11 thoughts on “Choices, choices…by Helen Rolfe

  1. What an interesting post Helen!
    Like you I’ve always adored book shops but I’m not sure I always make the best book buying decisions in them. I kind of get seduced by the whole atmosphere of the place and the rows and rows of lovely covers. Recently I’ve bought a lot more books in ebook format and tried a lot of authors that I’d never have considered previously. I’ve discovered a lot of great books that way and although I still love bookshops I’ve realised that there’s a whole world of books out there that you don’t find on bookshop shelves.
    Hope you enjoy your selections while on your travels xx

  2. Subject matter first of all, which is why it’s so important, I think, to put that in a tweet or Facebook post about the book. The cover doesn’t influence me that much. Then I read the blurb, and if that’s well written I’ll look further, but am immediately put off by even a comma out of place, or something that’s written lazily. Next, I’ll look at the reviews, and read any bad ones first – if they say there are grammatical or punctuation errors I probably won’t buy. Other bad reviews may not matter though; for instance, some people don’t like ‘nasty’ characters, but I actively like them. Sometimes I look at the sample, sometimes not. I only go by recommendations if I know the person has similar tastes to me!

    • I agree Terry…the subject matter can be the first thing to grab me quite often. For example, if I’ve read a few books set in the UK I actively look for a story that is set in another country entirely, or if my most recent read is a mystery I may look for something more light-hearted.
      Helen R 🙂

  3. Thanks Alex and Lynn,
    My paperbacks are great thanks and enjoying my holiday reading when the kids let me 🙂
    Like you, Alex, I can be “seduced” too by the look of a book…dangerous sometimes 🙂

  4. Like you, Helen, it makes me sad to see more and more bookstores closing. I can’t imagine life without bookstores, or libraries, for that matter. While I will not deny the convenience of buying an ebook at midnight on a weekend, or borrowing an ebook from the library while still in my bathrobe, I still love the smell of a room filled with books, the feel of a real book in my hands.

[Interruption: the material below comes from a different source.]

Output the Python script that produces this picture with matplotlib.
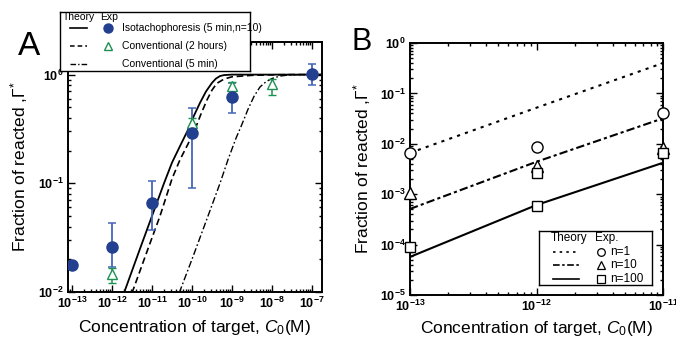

    I have several favorite authors, including Kristan Higgins, Liane Moriarty, and Jojo Moyes. I stumbled on Jojo’s “Hell or High Water” as a result of my library’s book club. Absolutely a must read.

    Thanks for sharing your thoughts on bookstores, choosing titles, and favorite authors. Read on!

  5. Great post, Helen. I always used to dream of having a combined book and cake shop like the one in ‘Ellen’, it’s a fantasy that would probably be really hard work in reality and even harder to make a profit from these days – but I still love the concept 🙂 As for how I choose my books, umm, probably mainly by recommendation of late. However, if the cover looks like it could have been made by my nine year old on ClipArt, that will definitely put me off! xx

  6. Buying a Kindle has expanded my reading but I will never stop buying books or loving wandering round bookstores. I get drawn by covers but it’s a combination of the blurb and the first page or so that make me purchase. I read the blurb to see if it’s a story that grabs me and then I read the first page. Why? Because I don’t really like books written in the present tense so I would be reluctant to purchase one. Having said that, some writers do it brilliantly (e.g. Sophie Kinsella) which is why I read the full page to see if they have any talent at writing in that difficult tense. If I’m getting irritated by it, I know I won’t read it. It’s just personal preference xx

  7. You’ve made me giggle about the covers Jo!
    And Julie you’ve made me think…I actually do that with the first page too and I know pretty quickly if the style is something that grabs me as much as the story.
    Helen R 🙂

  8. I am so lucky having an excellent local library. I do have favourite authors but regularly take pot-luck and then make a note if I have loved the book. We have a super book shop in our local city but I don’t often buy books as I have run out of space for them. My husband gave me a Kindle so I collect e-books.. I always read the first page before deciding.